Fue una infancia linda, rodeada de mujeres. Mi abuela me crió, fue como mi madre; mi mamá trabajaba demasiado para sostenernos, siempre ha sido como un sol de atardecer. Luego mi querida tía-abuela, de forma remunerada. Mi abuelo, por su parte, era un proveedor. Entre harina de pescado, planos y sindicatos de papeleras, proveyó de recursos a mi abuela y sus 5 hijos/as, pero nunca supo ni hacer tallarines. Aún sufre de un acto reflejo que consiste en reprimir las lágrimas propias y las de los demás. Mi abuelo, ese que me hacía mirar las modelos de un comercial en una revista, y me hacía elegir mi favorita, yo sin entender mucho.
¿Cómo se forja el cuerpo? Probablemente mediante la experiencia, la presión, la comparación, la vergüenza. Todo eso lo viví en el colegio, la adolescencia. Siempre tuve mejores amigas, siempre me molestaron por ser diferente. Rápidamente se me hizo saber que era hombre, o más bien, que debería serlo. Estar en el vórtice de la masculinidad, centro del mundo, conlleva un bagaje implícito enorme. Este cuerpo tiene algo que le hizo ser conferido poder. Un poder que, aunque se elija no ejercer, de todos modos es reconocido como tal por los demás. El sistema sexo-género produjo género a partir de esta carne.
No fue una adolescencia traumática ni mucho menos. El trauma vino después. Cual postulado psicoanalítico, las consecuencias de negarse al falo fueron una especie de castración… “Maricón”, porque el hombre que no es macho es un otro, otra posición por dominar. “Hombre con vagina”, porque la masculinidad es entendida como biológica, fluye en la sangre propia, el semen, y la sangre derramada; tiene órganos y formas que le inyectan virilidad, y negarse a ella claramente indica una falencia fisiológica. “Eunuco”, por lo mismo, porque un hombre que no es macho vale lo mismo que un hombre sin genitales, es un hombre que se castró a sí mismo y que, en consecuencia, es re-castrado sin cesar por sus ex-pares. “Sólo quiere ponerla”, como si la única razón para problematizar la propia posición en la estructura de género sea obtener algo a cambio. “Escombro”, porque significa ser lo más bajo, una sobra, basura, una ruina de la masculinidad: algo que ya fue destruido, y que debe ser desechado. “Traidor de género”, –mi favorito– porque reconocen que existe un pacto patriarcal implícito entre hombres que les beneficia, una “conciencia de género” donde los hombres reproducen su dominación y son cómplices de sus actos con la finalidad de defender sus intereses.

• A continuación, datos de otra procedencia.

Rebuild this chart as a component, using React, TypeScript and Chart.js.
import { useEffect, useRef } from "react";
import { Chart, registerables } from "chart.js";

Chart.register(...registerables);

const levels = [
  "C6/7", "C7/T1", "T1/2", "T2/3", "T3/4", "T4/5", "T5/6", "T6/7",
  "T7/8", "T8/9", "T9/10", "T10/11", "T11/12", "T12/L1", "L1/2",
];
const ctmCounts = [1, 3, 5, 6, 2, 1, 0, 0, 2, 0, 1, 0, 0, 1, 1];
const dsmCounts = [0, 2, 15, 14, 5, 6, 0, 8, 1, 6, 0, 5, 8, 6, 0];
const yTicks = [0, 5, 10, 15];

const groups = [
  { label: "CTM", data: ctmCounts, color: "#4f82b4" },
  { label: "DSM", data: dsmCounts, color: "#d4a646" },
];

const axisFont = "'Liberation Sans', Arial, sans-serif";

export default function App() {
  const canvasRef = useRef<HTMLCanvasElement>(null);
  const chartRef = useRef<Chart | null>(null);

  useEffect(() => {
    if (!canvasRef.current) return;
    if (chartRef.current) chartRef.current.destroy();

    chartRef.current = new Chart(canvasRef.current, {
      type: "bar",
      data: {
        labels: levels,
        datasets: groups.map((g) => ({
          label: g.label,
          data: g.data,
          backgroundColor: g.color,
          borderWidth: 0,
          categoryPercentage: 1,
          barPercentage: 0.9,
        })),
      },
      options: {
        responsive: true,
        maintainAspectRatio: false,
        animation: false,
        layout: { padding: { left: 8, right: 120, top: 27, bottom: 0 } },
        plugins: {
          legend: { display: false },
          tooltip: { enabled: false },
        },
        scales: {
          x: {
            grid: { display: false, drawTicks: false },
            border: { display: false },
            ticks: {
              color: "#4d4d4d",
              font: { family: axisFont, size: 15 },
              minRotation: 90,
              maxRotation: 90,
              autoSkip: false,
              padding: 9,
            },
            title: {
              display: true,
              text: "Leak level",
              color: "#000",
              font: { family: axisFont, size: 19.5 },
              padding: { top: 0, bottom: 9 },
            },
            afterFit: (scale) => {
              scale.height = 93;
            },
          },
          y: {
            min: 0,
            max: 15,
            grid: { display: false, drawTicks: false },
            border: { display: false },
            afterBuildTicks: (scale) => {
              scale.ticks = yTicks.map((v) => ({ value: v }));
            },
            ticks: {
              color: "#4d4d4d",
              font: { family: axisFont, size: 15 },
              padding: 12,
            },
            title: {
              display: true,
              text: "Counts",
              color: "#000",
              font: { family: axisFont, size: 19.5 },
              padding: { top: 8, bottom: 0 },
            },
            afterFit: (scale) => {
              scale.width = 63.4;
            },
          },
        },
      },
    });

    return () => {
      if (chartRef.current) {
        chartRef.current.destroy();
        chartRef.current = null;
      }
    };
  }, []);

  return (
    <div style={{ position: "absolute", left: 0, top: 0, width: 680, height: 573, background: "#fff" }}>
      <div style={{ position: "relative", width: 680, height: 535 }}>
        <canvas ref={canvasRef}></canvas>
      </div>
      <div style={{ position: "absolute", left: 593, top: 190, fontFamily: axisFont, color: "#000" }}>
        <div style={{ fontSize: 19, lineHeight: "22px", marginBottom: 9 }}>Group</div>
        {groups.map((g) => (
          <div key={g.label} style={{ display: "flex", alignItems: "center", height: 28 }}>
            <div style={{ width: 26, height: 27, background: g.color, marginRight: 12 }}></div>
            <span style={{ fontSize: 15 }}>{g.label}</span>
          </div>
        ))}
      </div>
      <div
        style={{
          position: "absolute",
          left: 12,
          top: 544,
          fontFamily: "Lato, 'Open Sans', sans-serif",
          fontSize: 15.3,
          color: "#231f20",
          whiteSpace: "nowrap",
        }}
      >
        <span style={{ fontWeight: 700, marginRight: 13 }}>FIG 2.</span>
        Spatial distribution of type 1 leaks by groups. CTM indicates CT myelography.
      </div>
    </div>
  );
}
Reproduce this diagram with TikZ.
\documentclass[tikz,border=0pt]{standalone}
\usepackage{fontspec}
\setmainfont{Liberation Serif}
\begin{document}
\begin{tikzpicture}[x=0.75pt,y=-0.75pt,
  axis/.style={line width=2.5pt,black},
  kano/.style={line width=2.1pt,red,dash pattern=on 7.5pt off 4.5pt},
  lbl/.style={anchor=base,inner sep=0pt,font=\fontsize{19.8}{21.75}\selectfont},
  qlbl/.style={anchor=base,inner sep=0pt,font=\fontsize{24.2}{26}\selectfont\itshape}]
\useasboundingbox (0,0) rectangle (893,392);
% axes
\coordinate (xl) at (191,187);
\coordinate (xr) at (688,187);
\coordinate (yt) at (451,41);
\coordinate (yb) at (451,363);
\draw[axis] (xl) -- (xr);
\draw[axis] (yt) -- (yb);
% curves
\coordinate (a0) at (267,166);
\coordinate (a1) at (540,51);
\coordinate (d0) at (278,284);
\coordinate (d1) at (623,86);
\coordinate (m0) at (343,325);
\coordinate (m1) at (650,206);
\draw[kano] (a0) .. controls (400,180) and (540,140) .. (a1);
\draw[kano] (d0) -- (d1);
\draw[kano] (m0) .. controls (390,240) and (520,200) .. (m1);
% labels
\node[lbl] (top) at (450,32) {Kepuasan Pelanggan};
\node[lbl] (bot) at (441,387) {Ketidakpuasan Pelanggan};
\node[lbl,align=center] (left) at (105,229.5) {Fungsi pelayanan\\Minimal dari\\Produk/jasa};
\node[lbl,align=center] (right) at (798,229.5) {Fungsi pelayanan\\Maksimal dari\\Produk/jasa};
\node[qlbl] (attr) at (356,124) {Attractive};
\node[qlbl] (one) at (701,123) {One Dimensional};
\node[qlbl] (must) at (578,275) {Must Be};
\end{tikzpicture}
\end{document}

Saben que un traidor pone en riesgo ese pacto. Todas esas fueron heridas que terminaron cicatrizando distinto.
Paralelamente, un proceso diferente. Caótico. La experiencia de sentir alienación respecto de mi propio cuerpo: disforia. No pertenecer a ninguna parte. Un cuerpo que no es mío y que me ataca desde el espejo. Fue como cuando éramos chicos y una ola te botaba en la playa, y sentías el agua pasar sobre ti mientras girabas por segundos eternos. Heridas abiertas y cicatrizando. Millones de marcas sexuales secundarias en mi piel, que resurgen, como los pelos de un insecto. Estructura ósea, genitales, texturas, culpas, deseos e ideas incorrectas y por corregir. Odio a lo que soy, que lleva a desear cambiarlo todo, por sentir que este cuerpo no soy yo. Sentirme como la misma burla que me dijeron que era. Un fraude. Pero también, pequeños momentos de júbilo: el reconstruirme, el descubrirme, genera una felicidad que a veces raya en lo absurdo. Si llego a dudar de lo que soy, o si realmente me siento un fraude, recuerdo que esos momentos de euforia no pueden sino ser reales. Por eso es que, entre dudas y reafirmaciones, esta es una biografía inconclusa, porque aún sigue en transición.
Relato escrito para la clase de la profesora Kemy Oyarzún, bajo la temática de la autografía del propio cuerpo, en el marco del diplomado en Estética, Feminismo y Crítica de la Universidad Católica. Junio, 2021.